实战指南-基于Spring AI与DeepSeek构建企业级智能对话服务-平芜编程栈

1. 企业级智能对话服务架构设计

当我们需要将DeepSeek大模型集成到企业级微服务架构时，简单的Demo代码显然无法满足生产环境要求。我在实际项目中遇到过多次因为架构设计不合理导致的性能瓶颈，这里分享几个关键设计要点。

首先需要考虑的是服务分层架构。推荐采用三层设计：API网关层、业务逻辑层和模型接入层。API网关负责请求路由、限流和鉴权；业务逻辑层处理对话流程控制、上下文管理和业务规则；模型接入层专注于与DeepSeek API的交互。这种分层设计使得各层可以独立扩展，比如当模型调用压力大时，可以单独扩容模型接入层的实例。

对于高并发场景，建议采用异步非阻塞的编程模型。Spring WebFlux是个不错的选择，它基于Reactor实现响应式编程，能更好地利用系统资源。
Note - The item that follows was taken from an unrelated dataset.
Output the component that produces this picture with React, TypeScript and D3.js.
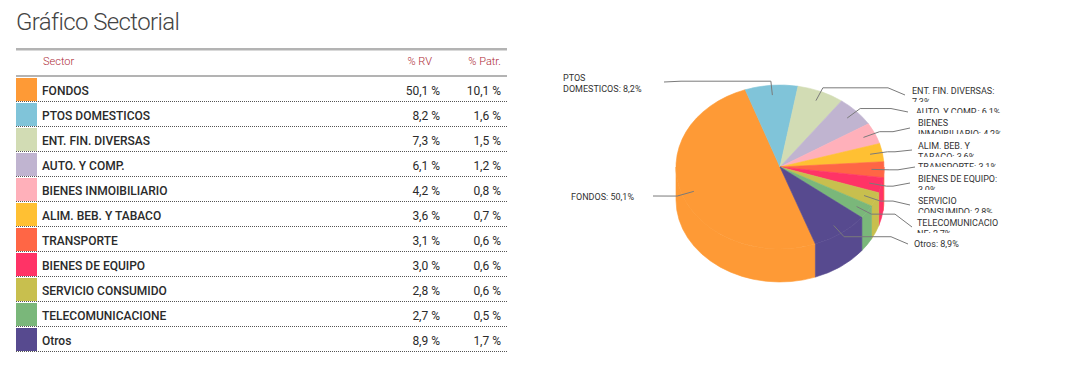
import React, { useEffect, useRef } from "react";
import * as d3 from "d3";

// sector data
const sectors = [
  "FONDOS",
  "PTOS DOMESTICOS",
  "ENT. FIN. DIVERSAS",
  "AUTO. Y COMP.",
  "BIENES INMOIBILIARIO",
  "ALIM. BEB. Y TABACO",
  "TRANSPORTE",
  "BIENES DE EQUIPO",
  "SERVICIO CONSUMIDO",
  "TELECOMUNICACIONE",
  "Otros",
];
const pctRV = [50.1, 8.2, 7.3, 6.1, 4.2, 3.6, 3.1, 3.0, 2.8, 2.7, 8.9];
const pctPatr = [10.1, 1.6, 1.5, 1.2, 0.8, 0.7, 0.6, 0.6, 0.6, 0.5, 1.7];
const colors = [
  "#fe9a36", "#80c4d9", "#d2dcb4", "#c0b4d0", "#ffb0ba", "#ffc033",
  "#ff6645", "#ff3366", "#c8bf4e", "#7ab77a", "#574a8f",
];
// pie label text, as wrapped in the chart
const pieLabels = [
  ["FONDOS: 50,1%"],
  ["PTOS", "DOMESTICOS: 8,2%"],
  ["ENT. FIN. DIVERSAS:", "7,3%"],
  ["AUTO. Y COMP.: 6,1%"],
  ["BIENES", "INMOIBILIARIO: 4,2%"],
  ["ALIM. BEB. Y", "TABACO: 3,6%"],
  ["TRANSPORTE: 3,1%"],
  ["BIENES DE EQUIPO:", "3,0%"],
  ["SERVICIO", "CONSUMIDO: 2,8%"],
  ["TELECOMUNICACIO", "NE: 2,7%"],
  ["Otros: 8,9%"],
];
// label placement: x, first baseline, connector end, clip bottom
const labelLayout = [
  { x: 571, y: 200, ex: 653, ey: 196, side: -1, clip: 0 },
  { x: 563, y: 81, ex: 664, ey: 82, side: -1, clip: 0 },
  { x: 912, y: 94, ex: 905, ey: 95, side: 1, clip: 102 },
  { x: 916, y: 115, ex: 908, ey: 112, side: 1, clip: 113 },
  { x: 918, y: 126, ex: 910, ey: 128, side: 1, clip: 134 },
  { x: 918, y: 149, ex: 912, ey: 150, side: 1, clip: 157 },
  { x: 918, y: 170, ex: 915, ey: 167, side: 1, clip: 167 },
  { x: 918, y: 182, ex: 910, ey: 183, side: 1, clip: 190 },
  { x: 918, y: 204, ex: 910, ey: 205, side: 1, clip: 213 },
  { x: 917, y: 226, ex: 912, ey: 227, side: 1, clip: 233 },
  { x: 914, y: 247, ex: 908, ey: 244, side: 1, clip: 0 },
];

const fmt = (v: number) => v.toFixed(1).replace(".", ",") + " %";

function App() {
  const svgRef = useRef<SVGSVGElement>(null);

  useEffect(() => {
    document.body.style.margin = "0";
    const svg = d3.select(svgRef.current);
    svg.selectAll("*").remove();

    const font = "Roboto, 'Noto Sans', sans-serif";

    // title
    svg
      .append("text")
      .attr("x", 16)
      .attr("y", 30)
      .attr("font-family", font)
      .attr("font-weight", 300)
      .attr("font-size", 24)
      .attr("letter-spacing", -0.6)
      .attr("fill", "#444")
      .text("Gráfico Sectorial");

    // ---------- table ----------
    const t = svg.append("g");
    t.append("rect").attr("x", 16).attr("y", 48).attr("width", 491).attr("height", 2.5).attr("fill", "#b3b3b3");
    t.append("rect").attr("x", 16).attr("y", 75).attr("width", 491).attr("height", 2).attr("fill", "#b3b3b3");

    const head = [
      { t: "Sector", x: 43, a: "start" },
      { t: "% RV", x: 432, a: "end" },
      { t: "% Patr.", x: 501, a: "end" },
    ];
    t.selectAll("text.h")
      .data(head)
      .join("text")
      .attr("class", "h")
      .attr("x", (d) => d.x)
      .attr("y", 65)
      .attr("text-anchor", (d) => d.a)
      .attr("font-family", font)
      .attr("font-weight", 300)
      .attr("font-size", 11)
      .attr("fill", "#ad2a36")
      .text((d) => d.t);

    const y = d3.scaleBand<string>().domain(sectors).range([77, 352]);

    const rows = t
      .selectAll("g.row")
      .data(sectors)
      .join("g")
      .attr("class", "row")
      .attr("transform", (d) => `translate(0,${y(d)})`);

    rows
      .append("rect")
      .attr("x", 16)
      .attr("y", 1)
      .attr("width", 21)
      .attr("height", y.bandwidth() - 2)
      .attr("fill", (_, i) => colors[i]);

    rows
      .append("line")
      .attr("x1", 16)
      .attr("x2", 507)
      .attr("y1", y.bandwidth() - 0.5)
      .attr("y2", y.bandwidth() - 0.5)
      .attr("stroke", "#555")
      .attr("stroke-width", 1)
      .attr("stroke-dasharray", "1,1");

    const cellText = (sel: any) =>
      sel
        .attr("y", 18)
        .attr("font-family", font)
        .attr("font-weight", 500)
        .attr("font-size", 12)
        .attr("fill", "#2a2a2a");

    rows.append("text").call(cellText).attr("x", 42).text((d) => d);
    rows
      .append("text")
      .call(cellText)
      .attr("x", 440)
      .attr("text-anchor", "end")
      .attr("font-weight", 400)
      .text((_, i) => fmt(pctRV[i]));
    rows
      .append("text")
      .call(cellText)
      .attr("x", 501)
      .attr("text-anchor", "end")
      .attr("font-weight", 400)
      .text((_, i) => fmt(pctPatr[i]));

    // ---------- 3D pie ----------
    const cx = 780,
      cy = 167,
      rx = 104,
      ry = 82,
      depth = 33;
    const start = (160.1 * Math.PI) / 180;
    const pie = d3
      .pie<number>()
      .sort(null)
      .value((d) => d)
      .startAngle(start)
      .endAngle(start + 2 * Math.PI);
    const arcs = pie(pctRV);

    const pt = (a: number, f = 1, dy = 0): [number, number] => [
      cx + rx * f * Math.sin(a),
      cy - ry * f * Math.cos(a) + dy,
    ];

    const g = svg.append("g");

    // side walls on the front half
    const fronts = [
      [Math.PI / 2, (3 * Math.PI) / 2],
      [Math.PI / 2 + 2 * Math.PI, (3 * Math.PI) / 2 + 2 * Math.PI],
    ];
    arcs.forEach((d, i) => {
      fronts.forEach(([f0, f1]) => {
        const b0 = Math.max(d.startAngle, f0);
        const b1 = Math.min(d.endAngle, f1);
        if (b1 <= b0) return;
        const [x0, y0] = pt(b0);
        const [x1, y1] = pt(b1);
        const s =
          `M${x0},${y0}A${rx},${ry} 0 0 1 ${x1},${y1}` +
          `L${x1},${y1 + depth}A${rx},${ry} 0 0 0 ${x0},${y0 + depth}Z`;
        g.append("path")
          .attr("d", s)
          .attr("fill", colors[i])
          .attr("stroke", colors[i])
          .attr("stroke-width", 0.6)
          .attr("stroke-linejoin", "round");
      });
    });

    // top faces
    g.selectAll("path.top")
      .data(arcs)
      .join("path")
      .attr("class", "top")
      .attr("fill", (_, i) => colors[i])
      .attr("stroke", (_, i) => colors[i])
      .attr("stroke-width", 0.6)
      .attr("stroke-linejoin", "round")
      .attr("d", (d) => {
        const [x0, y0] = pt(d.startAngle);
        const [x1, y1] = pt(d.endAngle);
        const large = d.endAngle - d.startAngle > Math.PI ? 1 : 0;
        return `M${cx},${cy}L${x0},${y0}A${rx},${ry} 0 ${large} 1 ${x1},${y1}Z`;
      });

    // connectors and labels
    const line = d3.line();
    const lab = svg.append("g");
    arcs.forEach((d, i) => {
      const L = labelLayout[i];
      const mid = (d.startAngle + d.endAngle) / 2;
      const inner = pt(mid, 0.88);
      const elbow = pt(mid, 1.05);
      const pts: [number, number][] = [
        inner,
        elbow,
        [L.ex - 17 * L.side, elbow[1]],
        [L.ex, L.ey],
      ];
      lab
        .append("path")
        .attr("d", line(pts))
        .attr("fill", "none")
        .attr("stroke", "#7a7a7a")
        .attr("stroke-width", 1);

      const clipId = "lc" + i;
      if (L.clip) {
        svg
          .append("clipPath")
          .attr("id", clipId)
          .append("rect")
          .attr("x", L.x - 5)
          .attr("y", L.y - 15)
          .attr("width", 160)
          .attr("height", L.clip - (L.y - 15));
      }
      const tx = lab
        .append("text")
        .attr("x", L.x)
        .attr("y", L.y)
        .attr("font-family", font)
        .attr("font-size", 9)
        .attr("fill", "#333")
        .attr("clip-path", L.clip ? `url(#${clipId})` : null);
      pieLabels[i].forEach((s, k) => {
        tx.append("tspan")
          .attr("x", L.x)
          .attr("y", L.y + k * 11)
          .text(s);
      });
    });
  }, []);

  return <svg ref={svgRef} width={1066} height={374} style={{ display: "block" }} />;
}

export default App;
我在一个电商客服项目中实测过，相比传统Servlet模型，WebFlux能将单机QPS从200提升到800左右。

@RestController @RequestMapping("/api/v1/chat") public class ChatController { private final ChatService chatService; @PostMapping public Mono<ResponseEntity<ChatResponse>> chat( @RequestBody ChatRequest request, @RequestHeader("X-Conversation-ID") String conversationId) { return chatService.generateResponse(request, conversationId) .map(response -> ResponseEntity.ok(response)); } }

2. Spring AI进阶配置技巧

Spring AI的默认配置适合快速入门，但要用于生产环境还需要进行多项优化。我在配置DeepSeek客户端时踩过几个坑，这里分享几个实用技巧。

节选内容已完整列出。